Well, the answer to this question is not really a straight forward “yes” or “no”. Let me try and explain. These days many insurance brokers push customers into signing at least a 2 years contract to prevent them for changing or cancelling their policies within that time period and should they still choose to cancel or swap it, they must pay a penalty (it’s not a set amount, every broker would charge a fee according to what they deem fit). The reason why they tend to this is because they end up losing a big chunk or all of their commission should you change or cancel your policy within the first two years. As an industry insider I can tell you it’s a pain in the back side for them bearing in mind the amount of work that goes into setting up a policy which obviously a customer wouldn’t know.
You, as a customer, can obviously say a no to signing that contract and perhaps go elsewhere for a policy, that’s entirely your prerogative. However, whether that signed agreement (if you do decide to sign it) stands a chance in the court of law is still controversial. The providers can’t certainly tie you up in any such contracts because it’s not legal, but whether or not these broker agreements are legal or carry any weight-age is still a question mark.

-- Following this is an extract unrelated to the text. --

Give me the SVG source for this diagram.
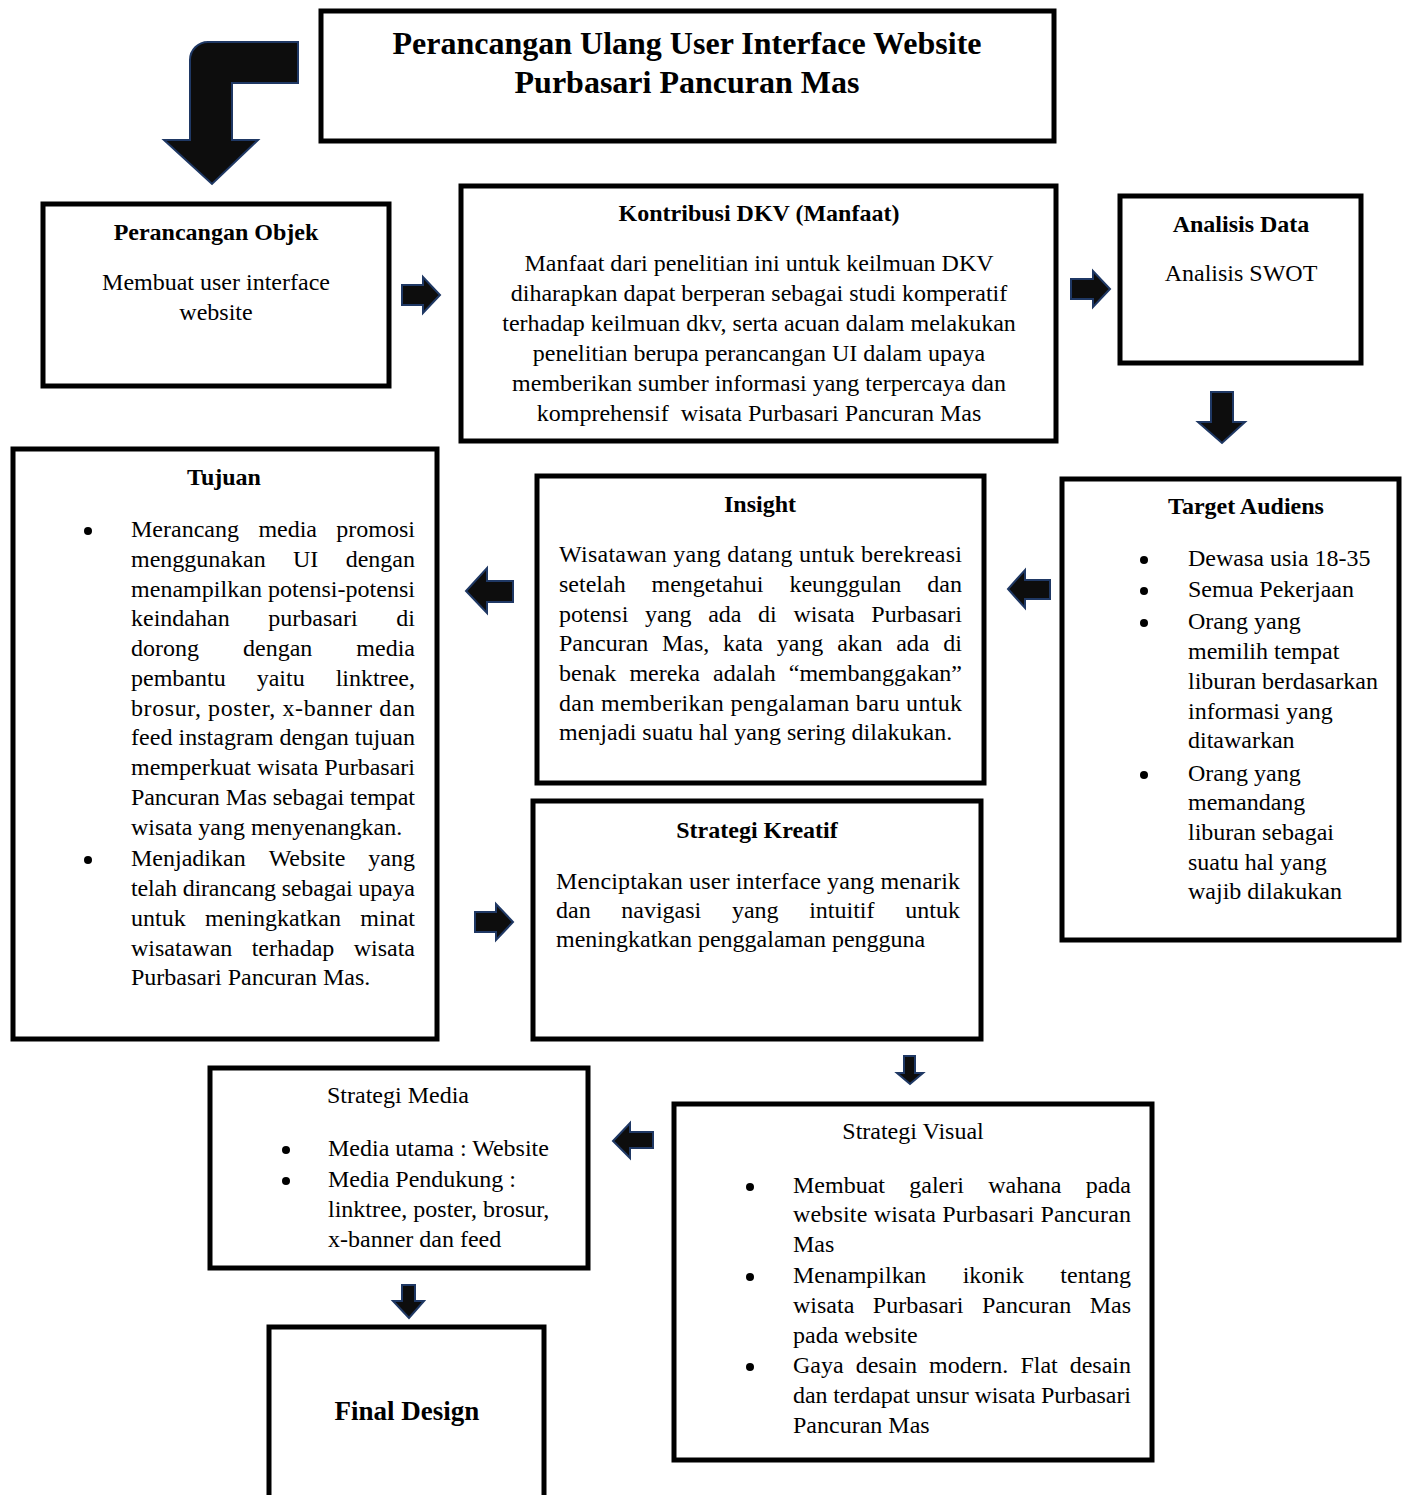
<svg xmlns="http://www.w3.org/2000/svg" width="1406" height="1495" viewBox="0 0 1406 1495">
<style>
.box{fill:#fff;stroke:#000;stroke-width:5}
text{font-family:"Liberation Serif","Times New Roman",serif;font-size:24px;fill:#000}
.b{font-weight:bold}
.c{text-anchor:middle}
.e{text-anchor:end}
.ttl{font-size:32px;font-weight:bold}
.fd{font-size:27px;font-weight:bold}
.ar{fill:#0d0d0d;stroke:#1f3864;stroke-width:2;stroke-linejoin:miter}
.dot{fill:#000}
</style>
<rect width="1406" height="1495" fill="#fff"/>

<g id="connectors">
<path class="ar" d="M298,42 H208 A18,18 0 0 0 190,60 V140 H164 L212,184 L258,140 H232 V83 H298 Z"/>
<path class="ar" d="M402,285 H423 V277 L440,295 L423,313 V305 H402 Z"/>
<path class="ar" d="M1071,279 H1093 V271 L1110,289 L1093,307 V299 H1071 Z"/>
<path class="ar" d="M1211,392 H1233 V422 H1245 L1222,443 L1198,422 H1211 Z"/>
<path class="ar" d="M1050,580 H1025 V570 L1008,589 L1025,608 V599 H1050 Z"/>
<path class="ar" d="M513,581 H487 V568 L466,591 L487,613 V602 H513 Z"/>
<path class="ar" d="M475,912 H496 V904 L513,922 L496,940 V932 H475 Z"/>
<path class="ar" d="M904,1056 H915 V1073 H923 L910,1084 L897,1073 H904 Z"/>
<path class="ar" d="M653,1132 H630 V1123 L613,1141 L630,1158 V1148 H653 Z"/>
<path class="ar" d="M402,1285 H415 V1301 H424 L409,1318 L393,1301 H402 Z"/>
</g>

<g id="title">
<rect class="box" x="321" y="11" width="733" height="130"/>
<text class="ttl c" x="687" y="54">Perancangan Ulang User Interface Website</text>
<text class="ttl c" x="687" y="93">Purbasari Pancuran Mas</text>
</g>

<g id="perancangan-objek">
<rect class="box" x="43" y="204" width="346" height="182"/>
<text class="b c" x="216" y="240">Perancangan Objek</text>
<text class="c" x="216" y="290">Membuat user interface</text>
<text class="c" x="216" y="320">website</text>
</g>

<g id="kontribusi">
<rect class="box" x="461" y="186" width="595" height="255"/>
<text class="b c" x="759" y="221">Kontribusi DKV (Manfaat)</text>
<text class="c" x="759" y="271">Manfaat dari penelitian ini untuk keilmuan DKV</text>
<text class="c" x="759" y="301">diharapkan dapat berperan sebagai studi komperatif</text>
<text class="c" x="759" y="331">terhadap keilmuan dkv, serta acuan dalam melakukan</text>
<text class="c" x="759" y="361">penelitian berupa perancangan UI dalam upaya</text>
<text class="c" x="759" y="391">memberikan sumber informasi yang terpercaya dan</text>
<text class="c" x="759" y="421">komprehensif&#160; wisata Purbasari Pancuran Mas</text>
</g>

<g id="analisis-data">
<rect class="box" x="1120" y="196" width="241" height="167"/>
<text class="b c" x="1241" y="232">Analisis Data</text>
<text class="c" x="1241" y="281">Analisis SWOT</text>
</g>

<g id="tujuan">
<rect class="box" x="13" y="449" width="424" height="590"/>
<text class="b c" x="224" y="485">Tujuan</text>
<circle class="dot" cx="88" cy="531" r="4"/>
<circle class="dot" cx="88" cy="860" r="4"/>
<text y="537"><tspan x="131">Merancang</tspan><tspan x="287.7" class="c">media</tspan></text>
<text class="e" x="415" y="537">promosi</text>
<text y="567"><tspan x="131">menggunakan</tspan><tspan x="305.7" class="c">UI</tspan></text>
<text class="e" x="415" y="567">dengan</text>
<text x="131" y="597" textLength="284" lengthAdjust="spacing">menampilkan potensi-potensi</text>
<text y="626"><tspan x="131">keindahan</tspan><tspan x="313" class="c">purbasari</tspan></text>
<text class="e" x="415" y="626">di</text>
<text y="656"><tspan x="131">dorong</tspan><tspan x="277.7" class="c">dengan</tspan></text>
<text class="e" x="415" y="656">media</text>
<text y="686"><tspan x="131">pembantu</tspan><tspan x="280.7" class="c">yaitu</tspan></text>
<text class="e" x="415" y="686">linktree,</text>
<text x="131" y="716" textLength="284" lengthAdjust="spacing">brosur, poster, x-banner dan</text>
<text x="131" y="745" textLength="284" lengthAdjust="spacing">feed instagram dengan tujuan</text>
<text x="131" y="775" textLength="284" lengthAdjust="spacing">memperkuat wisata Purbasari</text>
<text x="131" y="805" textLength="284" lengthAdjust="spacing">Pancuran Mas sebagai tempat</text>
<text x="131" y="835">wisata yang menyenangkan.</text>
<text y="866"><tspan x="131">Menjadikan</tspan><tspan x="307" class="c">Website</tspan></text>
<text class="e" x="415" y="866">yang</text>
<text x="131" y="896" textLength="284" lengthAdjust="spacing">telah dirancang sebagai upaya</text>
<text y="926"><tspan x="131">untuk</tspan><tspan x="273" class="c">meningkatkan</tspan></text>
<text class="e" x="415" y="926">minat</text>
<text y="956"><tspan x="131">wisatawan</tspan><tspan x="293" class="c">terhadap</tspan></text>
<text class="e" x="415" y="956">wisata</text>
<text x="131" y="985">Purbasari Pancuran Mas.</text>
</g>

<g id="insight">
<rect class="box" x="537" y="476" width="447" height="307"/>
<text class="b c" x="760" y="512">Insight</text>
<text x="559" y="562" textLength="403" lengthAdjust="spacing">Wisatawan yang datang untuk berekreasi</text>
<text y="592"><tspan x="559">setelah</tspan><tspan x="651.5">mengetahui</tspan><tspan x="789.4">keunggulan</tspan></text>
<text class="e" x="962" y="592">dan</text>
<text y="622"><tspan x="559">potensi</tspan><tspan x="644.9">yang</tspan><tspan x="708.2">ada</tspan><tspan x="758.1">di</tspan><tspan x="793.4">wisata</tspan></text>
<text class="e" x="962" y="622">Purbasari</text>
<text y="651"><tspan x="559">Pancuran</tspan><tspan x="662">Mas,</tspan><tspan x="723">kata</tspan><tspan x="776.7">yang</tspan><tspan x="837.2">akan</tspan><tspan x="896.2">ada</tspan></text>
<text class="e" x="962" y="651">di</text>
<text y="681"><tspan x="559">benak</tspan><tspan x="629.4">mereka</tspan><tspan x="713.1">adalah</tspan></text>
<text class="e" x="962" y="681">“membanggakan”</text>
<text x="559" y="711" textLength="403" lengthAdjust="spacing">dan memberikan pengalaman baru untuk</text>
<text x="559" y="740">menjadi suatu hal yang sering dilakukan.</text>
</g>

<g id="target-audiens">
<rect class="box" x="1062" y="479" width="337" height="461"/>
<text class="b c" x="1246" y="514">Target Audiens</text>
<circle class="dot" cx="1144" cy="560" r="4"/>
<circle class="dot" cx="1144" cy="591" r="4"/>
<circle class="dot" cx="1144" cy="623" r="4"/>
<circle class="dot" cx="1144" cy="775" r="4"/>
<text x="1188" y="566">Dewasa usia 18-35</text>
<text x="1188" y="597">Semua Pekerjaan</text>
<text x="1188" y="629">Orang yang</text>
<text x="1188" y="659">memilih tempat</text>
<text x="1188" y="689">liburan berdasarkan</text>
<text x="1188" y="719">informasi yang</text>
<text x="1188" y="748">ditawarkan</text>
<text x="1188" y="781">Orang yang</text>
<text x="1188" y="810">memandang</text>
<text x="1188" y="840">liburan sebagai</text>
<text x="1188" y="870">suatu hal yang</text>
<text x="1188" y="899">wajib dilakukan</text>
</g>

<g id="strategi-kreatif">
<rect class="box" x="533" y="801" width="448" height="238"/>
<text class="b c" x="757" y="838">Strategi Kreatif</text>
<text x="556" y="889" textLength="404" lengthAdjust="spacing">Menciptakan user interface yang menarik</text>
<text y="918"><tspan x="556">dan</tspan><tspan x="621.3">navigasi</tspan><tspan x="731.9">yang</tspan><tspan x="809.2">intuitif</tspan></text>
<text class="e" x="960" y="918">untuk</text>
<text x="556" y="947">meningkatkan penggalaman pengguna</text>
</g>

<g id="strategi-media">
<rect class="box" x="210" y="1068" width="378" height="200"/>
<text class="c" x="398" y="1103">Strategi Media</text>
<circle class="dot" cx="286" cy="1150" r="4"/>
<circle class="dot" cx="286" cy="1181" r="4"/>
<text x="328" y="1156">Media utama : Website</text>
<text x="328" y="1187">Media Pendukung :</text>
<text x="328" y="1217">linktree, poster, brosur,</text>
<text x="328" y="1247">x-banner dan feed</text>
</g>

<g id="strategi-visual">
<rect class="box" x="674" y="1104" width="478" height="356"/>
<text class="c" x="913" y="1139">Strategi Visual</text>
<circle class="dot" cx="750" cy="1187" r="4"/>
<circle class="dot" cx="750" cy="1277" r="4"/>
<circle class="dot" cx="750" cy="1367" r="4"/>
<text y="1193"><tspan x="793">Membuat</tspan><tspan x="909.3">galeri</tspan><tspan x="988.2">wahana</tspan></text>
<text class="e" x="1131" y="1193">pada</text>
<text x="793" y="1222" textLength="338" lengthAdjust="spacing">website wisata Purbasari Pancuran</text>
<text x="793" y="1252">Mas</text>
<text y="1283"><tspan x="793">Menampilkan</tspan><tspan x="993.3" class="c">ikonik</tspan></text>
<text class="e" x="1131" y="1283">tentang</text>
<text y="1313"><tspan x="793">wisata</tspan><tspan x="872.8">Purbasari</tspan><tspan x="981.9">Pancuran</tspan></text>
<text class="e" x="1131" y="1313">Mas</text>
<text x="793" y="1343">pada website</text>
<text y="1373"><tspan x="793">Gaya</tspan><tspan x="855.7">desain</tspan><tspan x="929">modern.</tspan><tspan x="1020.4">Flat</tspan></text>
<text class="e" x="1131" y="1373">desain</text>
<text x="793" y="1403" textLength="338" lengthAdjust="spacing">dan terdapat unsur wisata Purbasari</text>
<text x="793" y="1433">Pancuran Mas</text>
</g>

<g id="final-design">
<rect class="box" x="269" y="1327" width="275" height="200"/>
<text class="fd c" x="407" y="1420">Final Design</text>
</g>
</svg>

Obviously if you can’t afford that policy any-more due to a sudden change in circumstances, it’s unfair for any broker to penalise you & like I said under these circumstances whether or not they can penalise you is also a question mark.
In my opinion though, contract or no contract, I feel it’s only fair for you to get in touch with your own adviser, who’s perhaps put in so much efforts into finding you the policy best suited to your needs, if you had a change in your circumstances or someone offered you a better price.